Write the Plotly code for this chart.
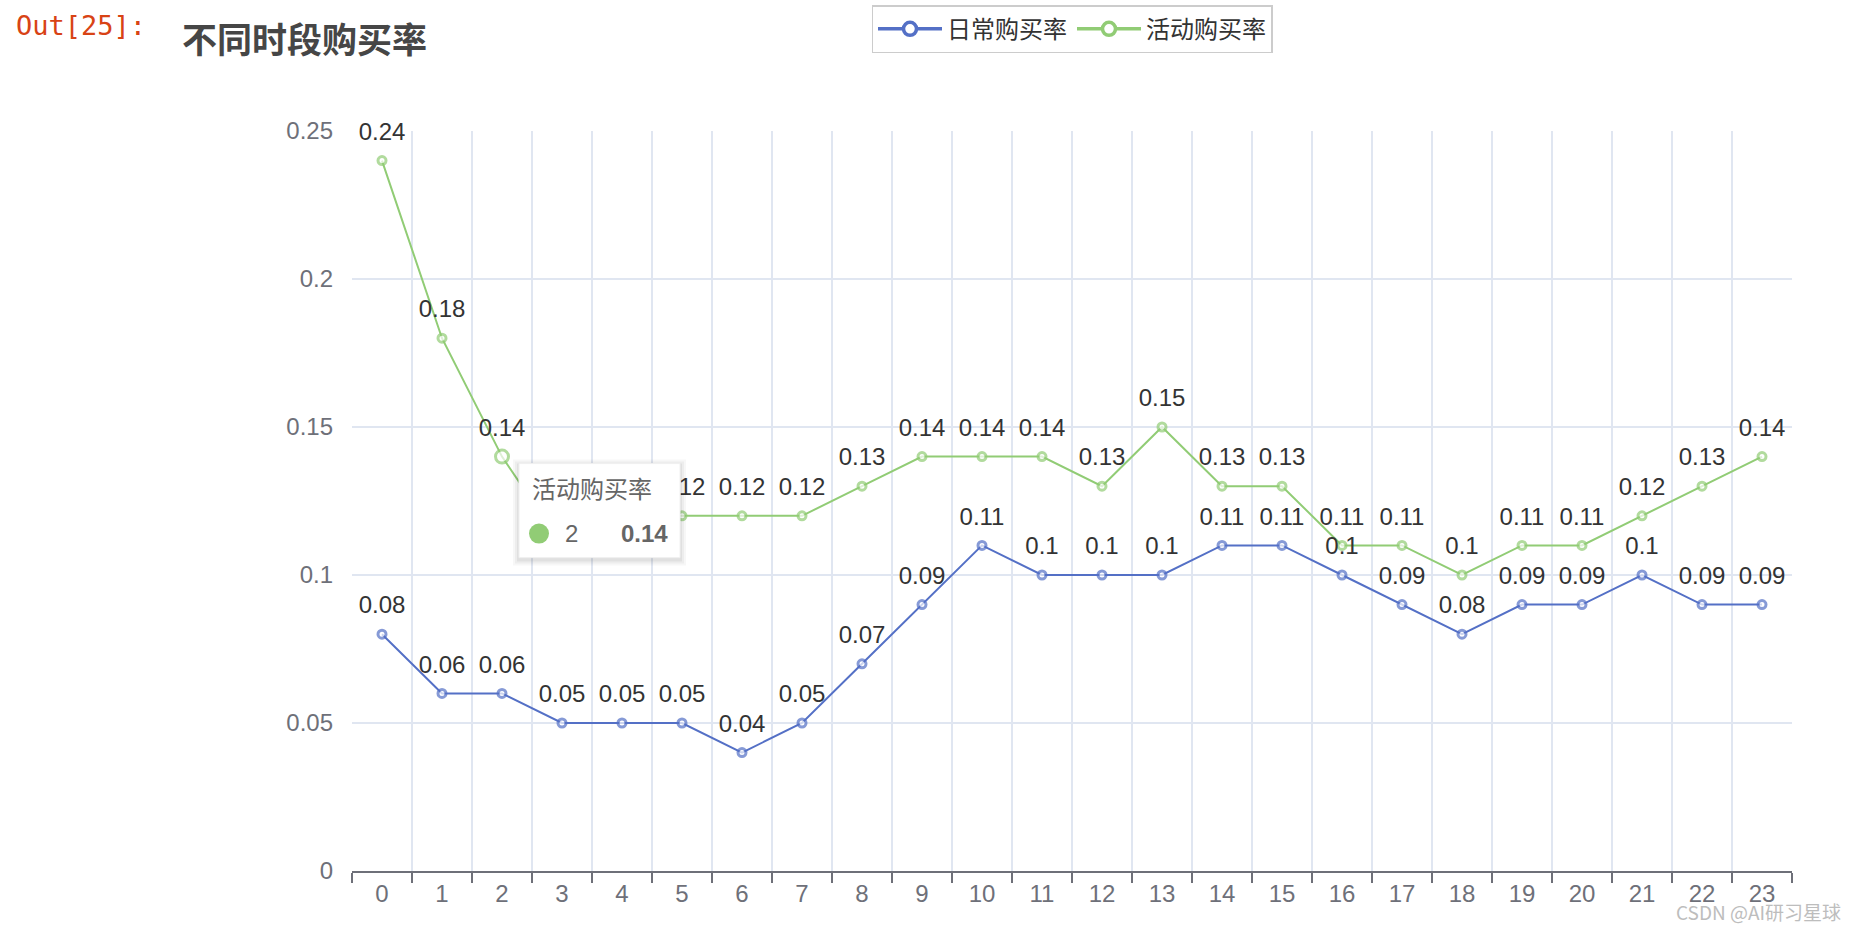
import plotly.graph_objects as go

hours = [str(h) for h in range(24)]
daily_rate = [0.08, 0.06, 0.06, 0.05, 0.05, 0.05, 0.04, 0.05, 0.07, 0.09, 0.11, 0.10,
              0.10, 0.10, 0.11, 0.11, 0.10, 0.09, 0.08, 0.09, 0.09, 0.10, 0.09, 0.09]
promo_rate = [0.24, 0.18, 0.14, 0.11, 0.12, 0.12, 0.12, 0.12, 0.13, 0.14, 0.14, 0.14,
              0.13, 0.15, 0.13, 0.13, 0.11, 0.11, 0.10, 0.11, 0.11, 0.12, 0.13, 0.14]
series_names = ["日常购买率", "活动购买率"]
title_text = "不同时段购买率"
hovered_idx = 2

BLUE = "#5470c6"
GREEN = "#91cc75"
FONT = "Liberation Sans, Noto Sans CJK SC, sans-serif"
CJK = "Noto Sans CJK SC, Liberation Sans, sans-serif"

fig = go.Figure()

def fmt(v):
    return f"{v:g}"

series = [(series_names[0], daily_rate, BLUE, None),
          (series_names[1], promo_rate, GREEN, hovered_idx)]

for name, vals, col, big in series:
    sizes = [8] * len(vals)
    if big is not None:
        sizes[big] = 13
    fig.add_trace(go.Scatter(
        x=hours, y=vals, name=name, mode="lines+markers", showlegend=False,
        line=dict(color=col, width=2),
        marker=dict(symbol="circle", size=sizes, color="white",
                    line=dict(color=col, width=3)),
        hoverinfo="skip", cliponaxis=False,
    ))

# value labels (drawn above all lines), offset upward via invisible markers
for vals in [daily_rate, promo_rate]:
    fig.add_trace(go.Scatter(
        x=hours, y=vals, mode="markers+text", text=[fmt(v) for v in vals],
        textposition="top center", showlegend=False, hoverinfo="skip",
        marker=dict(size=22, opacity=0), cliponaxis=False,
        textfont=dict(size=24, color="#333333", family=FONT),
    ))

# legend entries
for name, vals, col, big in series:
    fig.add_trace(go.Scatter(
        x=[None], y=[None], name=name, mode="lines+markers",
        line=dict(color=col, width=3.5),
        marker=dict(symbol="circle", size=13, color="white", line=dict(color=col, width=3.5)),
    ))

# tooltip box (anchored to hovered point)
tx, ty = hours[hovered_idx], promo_rate[hovered_idx]
for i, op in enumerate([0.03, 0.04, 0.05]):
    pad = 6 - 2 * i
    fig.add_shape(type="rect", xref="x", yref="y", xsizemode="pixel", ysizemode="pixel",
                  xanchor=tx, yanchor=ty, x0=17 - pad, x1=178 + pad, y0=-101 - pad - 2, y1=-7 + pad - 2,
                  fillcolor=f"rgba(0,0,0,{op})", line=dict(width=0), layer="above")
fig.add_shape(type="rect", xref="x", yref="y", xsizemode="pixel", ysizemode="pixel",
              xanchor=tx, yanchor=ty, x0=17, x1=178, y0=-101, y1=-7,
              fillcolor="white", line=dict(color="#f0f0f0", width=1), layer="above")
fig.add_shape(type="circle", xref="x", yref="y", xsizemode="pixel", ysizemode="pixel",
              xanchor=tx, yanchor=ty, x0=27, x1=47, y0=-87, y1=-67,
              fillcolor=GREEN, line=dict(width=0), layer="above")

anns = [
    dict(text=series_names[1], xshift=28, yshift=-31, xanchor="left",
         font=dict(size=24, color="#666666", family=CJK)),
    dict(text=str(hovered_idx), xshift=61, yshift=-77, xanchor="left",
         font=dict(size=24, color="#666666", family=FONT)),
    dict(text="<b>" + fmt(ty) + "</b>", xshift=168, yshift=-77, xanchor="right",
         font=dict(size=24, color="#666666", family=FONT)),
]
for a in anns:
    fig.add_annotation(x=tx, y=ty, xref="x", yref="y", showarrow=False, yanchor="middle", **a)

# title and notebook prompt
fig.add_annotation(text="<b>" + title_text + "</b>", xref="paper", yref="paper", x=0, y=1,
                   xshift=-172, yshift=94, xanchor="left", yanchor="middle", showarrow=False,
                   font=dict(size=35, color="#464646", family=CJK))
fig.add_annotation(text="Out[25]:", xref="paper", yref="paper", x=0, y=1,
                   xshift=-338, yshift=106, xanchor="left", yanchor="middle", showarrow=False,
                   font=dict(size=27, color="#D84315", family="DejaVu Sans Mono, monospace"))
fig.add_annotation(text="CSDN @AI研习星球", xref="paper", yref="paper", x=1, y=0,
                   xshift=51, yshift=-40, xanchor="right", yanchor="middle", showarrow=False,
                   font=dict(size=19, color="#bdbdbd", family=CJK))

fig.update_layout(
    width=1860, height=930,
    margin=dict(l=352, r=68, t=131, b=59, autoexpand=False),
    paper_bgcolor="white", plot_bgcolor="white",
    hovermode=False,
    legend=dict(orientation="h", x=0.5, xanchor="center", y=1.17, yanchor="top",
                bordercolor="#cccccc", borderwidth=1.5, bgcolor="white",
                font=dict(size=24, color="#333333", family=CJK),
                itemwidth=64),
    xaxis=dict(type="category", categoryorder="array", categoryarray=hours,
               range=[-0.5, 23.5], tickson="boundaries", ticks="outside", ticklen=10,
               tickwidth=2, tickcolor="#6E7079", showline=True, linecolor="#6E7079",
               linewidth=2, showgrid=True, gridcolor="#E0E6F1", gridwidth=1.5,
               tickfont=dict(size=24, color="#6E7079", family=FONT), zeroline=False),
    yaxis=dict(range=[0, 0.25], dtick=0.05, tick0=0, showgrid=True, gridcolor="#E0E6F1",
               gridwidth=1.5, zeroline=False, showline=False, ticks="",
               ticklabelstandoff=18,
               tickfont=dict(size=24, color="#6E7079", family=FONT)),
)

fig.write_html("out.html")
-*-*-
** WHAT YOU NEED TO DO **
Write out each line of the listing above, exactly, from its first line to the line holding "import plotly.graph_objects as go", inclusive. Skip the pictures.

** RESPONSE **
Write the Plotly code for this chart.
import plotly.graph_objects as go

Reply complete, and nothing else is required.